The coal would come from Blue Creek mines in north Alabama. That’s jobs plus contracts for equipment and services up there. Then it would be barged to Mobile. More jobs and contracts. Then it would be unloaded at the new terminal for reloading onto export ships. More jobs and contracts. To lubricate this process the state government has squirted multiple tax exemptions on the company’s mines and the city of Mobile has added some for the terminal. These anointings total many millions of dollars.
Arrayed against these powers were mere citizens armed with petitions, diapers, and carefully researched objections. About 1,600 signed petitions saying they were already assaulted by coal dust blowing off a giant port authority coal terminal and they do not want more coming from Blue Creek’s new one which would be even closer to their homes. These include modest mostly black communities and others with astonishing Gone With the Windish mansions. Neighborhood and historic preservation associations had mobilized members to swipe diapers (or any white cloth) across their homes and bring these, besmirched with coal dust, to show the planning commission. None of this made any difference.
Blue Creek hired a consultant with glitzy academic credentials to study the likely airborne emissions from the coal terminal. He compared them to current total emissions of micro particles from the whole county: vehicles, construction, steel mills, chemical plants, coal and gas fired electric plants, everything. And he discovered that dust from his employer’s facility would be a tiny fraction of this countywide total.
This study assumed the dust-suppression equipment touted by Blue Creek would all be installed and would work better than the stuck video depicting it. The protestors doubted this and also doubted the relevance of data about the entire county. Their concern was plumes of coal dust descending on neighborhoods in the immediate vicinity of the terminal. None of this made any difference either.
Skeptics and cynics noted a recent decision by the planning commission about a proposed cell phone tower in a suburban sector. A few dozen homeowners complained, and the commission refused to approve the tower. Pointing out the contrast between official treatment of the tower and of the terminal made no difference.

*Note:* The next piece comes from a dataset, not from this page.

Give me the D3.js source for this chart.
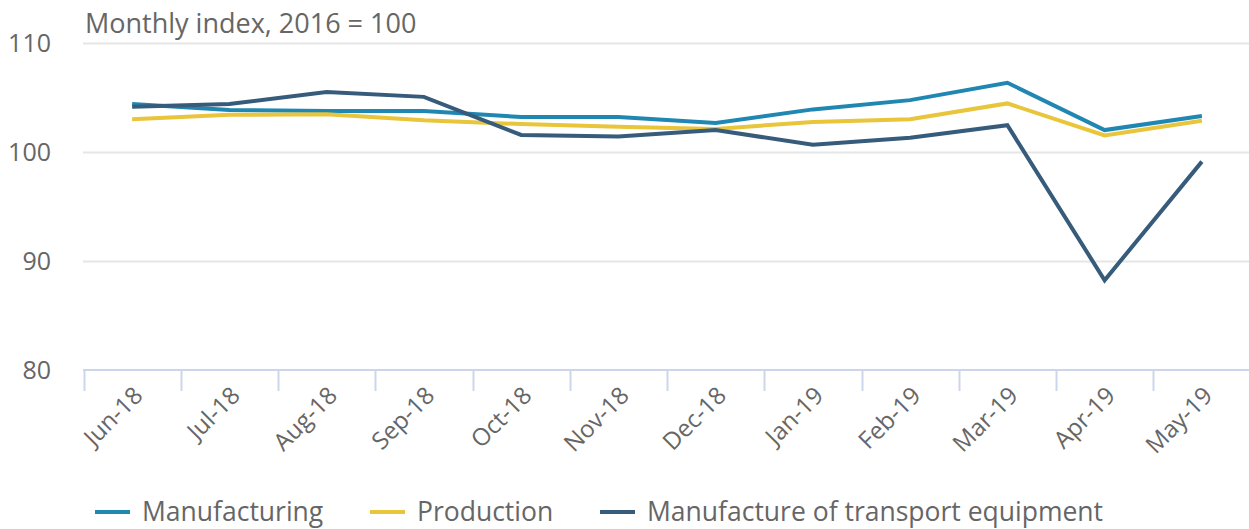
<!DOCTYPE html>
<html><head><meta charset="utf-8">
<script src="https://cdn.jsdelivr.net/npm/d3@7"></script>
<style>body{margin:0;background:#fff}svg{display:block;font-family:"Open Sans",sans-serif}</style>
</head><body><svg id="c" width="1249" height="529"></svg>
<script>
const categories = ["Jun-18","Jul-18","Aug-18","Sep-18","Oct-18","Nov-18","Dec-18","Jan-19","Feb-19","Mar-19","Apr-19","May-19"];
const manufacturing = [104.4,103.85,103.75,103.75,103.2,103.2,102.65,103.9,104.75,106.35,102.0,103.3];
const production = [103.0,103.4,103.45,102.9,102.55,102.3,102.1,102.75,103.0,104.45,101.5,102.85];
const transport = [104.15,104.4,105.5,105.05,101.55,101.4,102.0,100.65,101.3,102.45,88.2,99.1];
const yTicks = [80,90,100,110];
const seriesNames = ["Manufacturing","Production","Manufacture of transport equipment"];
const colors = ["#1f87b1","#e8c53a","#365b7b"];
const title = "Monthly index, 2016 = 100";

const svg = d3.select("#c");
const x = d3.scaleBand().domain(categories).range([83.5,1250.5]);
const y = d3.scaleLinear().domain([80,110]).range([369.5,43]);

// gridlines
svg.append("g").selectAll("line").data(yTicks.filter(d=>d>80)).join("line")
  .attr("x1",83).attr("x2",1249).attr("y1",d=>Math.round(y(d))+0.5).attr("y2",d=>Math.round(y(d))+0.5)
  .attr("stroke","#e6e6e6").attr("stroke-width",2);

// y labels
svg.append("g").selectAll("text").data(yTicks).join("text")
  .attr("x",51).attr("y",d=>y(d)+9).attr("text-anchor","end")
  .attr("fill","#666").attr("font-size",25).text(d=>d);

// x axis
const gx = svg.append("g").attr("transform",`translate(0,${Math.round(y(80))})`);
gx.append("line").attr("x1",83).attr("x2",1249).attr("y1",0).attr("y2",0).attr("stroke","#ccd6eb").attr("stroke-width",2);
const bounds = categories.map(c=>x(c));
gx.selectAll("line.t").data(bounds).join("line").attr("class","t")
  .attr("x1",d=>Math.round(d)+0.5).attr("x2",d=>Math.round(d)+0.5).attr("y1",0).attr("y2",21)
  .attr("stroke","#ccd6eb").attr("stroke-width",2);
gx.selectAll("text").data(categories).join("text")
  .attr("transform",d=>`translate(${x(d)+x.bandwidth()/2+12},${27}) rotate(-45)`)
  .attr("text-anchor","end").attr("fill","#666").attr("font-size",24).text(d=>d);

// lines
const line = d3.line().x((d,i)=>x(categories[i])+x.bandwidth()/2).y(d=>y(d));
[manufacturing,production,transport].forEach((s,i)=>{
  svg.append("path").datum(s).attr("d",line).attr("fill","none")
    .attr("stroke",colors[i]).attr("stroke-width",4).attr("stroke-linejoin","miter");
});

// title
svg.append("text").attr("x",85).attr("y",33).attr("fill","#666").attr("font-size",27).text(title);

// legend
const lx = [95,370,600];
seriesNames.forEach((n,i)=>{
  const g = svg.append("g").attr("transform",`translate(${lx[i]},512)`);
  g.append("line").attr("x1",0).attr("x2",35).attr("y1",0).attr("y2",0).attr("stroke",colors[i]).attr("stroke-width",4);
  g.append("text").attr("x",47).attr("y",9).attr("fill","#666").attr("font-size",26.5).text(n);
});
</script></body></html>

Besides jobs, jobs, jobs, Blue Creek said taxes. About a quarter million dollars a year would come to local coffers from the terminal the company claimed.
A downtown coffee shop operator told the commission his small business alone collects about that amount in annual sales taxes. He considers the coal terminal a threat to his shop and hence to those tax receipts. Others raised similar questions about opportunities lost when you choose to invite one type of activity that crowds out or repels others.
Airbus is erecting a commercial jet assembly plant just west of the coal terminal site. And a large shipyard is building commercial and naval vessels on the east bank of the river across from the site. Will they be pleased to see this terminal’s mountains of coal rising between them and coal dust blowing toward them? How many jobs and taxes will be sacrificed because business refrains from expanding or locating among the coal alps of coastal Alabama? Posing such questions made no difference.
If there must be a new terminal handling millions of tons of coal every year, why must it be on the downtown waterfront? An industrial canal on the southern edge of the city accommodates oceangoing ships. Why can’t the coal barges from upstate continue past downtown and unload at a terminal on that canal? Posing these questions made no difference either.
City Gives Itself Lump of Coal
The likely outcome is a riveting addition to the scene from I-10 approaching Mobile, the first real city on the Gulf Coast eastward from New Orleans. Now the most prominent welcoming feature is the metro jail, a complex with the aspect of a medieval dungeon right beside the highway. Complementing this grim edifice will be a pair of coal heaps 80-90 feet high at the new terminal. Then a large domed municipal auditorium that’s often empty. Then a cruise ship terminal without a ship but one is always just about to come in, the promoters swear. Then a shell of a combination maritime museum and ferry terminal with neither displays nor ferries. Then a cavernous convention center hosting few conventions.
But the city is business friendly, according to the mayor and his allies. It doesn’t impose rules and restrictions that hinder projects like the coal terminal. And that is what’s important. Repeat frequently enough to clog thought: “business friendly.”
The planning commission barely had a voting quorum last week. Almost half the members stayed away or abstained from the coal terminal vote perhaps because they knew how much the public was aroused against it, while also knowing what other quarters expected of the commission. Of the members voting, four approved the coal terminal and two opposed.
Officially the city council will have the last word in a few weeks. Only incurable optimists expect them to reverse the planning commission’s decision. Commission members are appointed by the mayor and the council, and the commissioners reflect these politicians who appointed them. Discord between the two bodies is rare.
When the coal terminal receives the city council’s assent a pattern will repeat. Other projects in the area have been churning through a similar process. Somebody afar concocts plans with major local impact. Alleged governing bodies—elected and administrative—begin working quietly with these somebodies to advance the plans. Eventually the impacted locals sniff some part of the scheme. An uproar ensues, along with a scurrying search for information. Anxious or angry citizens confront officials, many of whom are already members of the schemers’ team. And when the time arrives for a final decision, these officials vote with the team, not with the people they supposedly represent.
The pattern has been evident in the Mobile area about trains bringing Canadian tar sands, new pipelines for this and other types of crude oil, tank farm expansions, and now a coal terminal. All of these episodes display local officials functioning as representatives of distant interests, not of the folks living where these officials preside.
Close inspection would probably reveal similar patterns across the country and beyond.
That’s a panoramic scene of local government as incapacitated as the dust control video at the planning commission meeting. It means that the standard procedures of supposed self-government can’t cope with the Mobile coal terminal, nor with equivalent schemes elsewhere. Self-government will be revived when the ladies of the historic preservation society go down to the construction site and chain themselves to the bulldozers.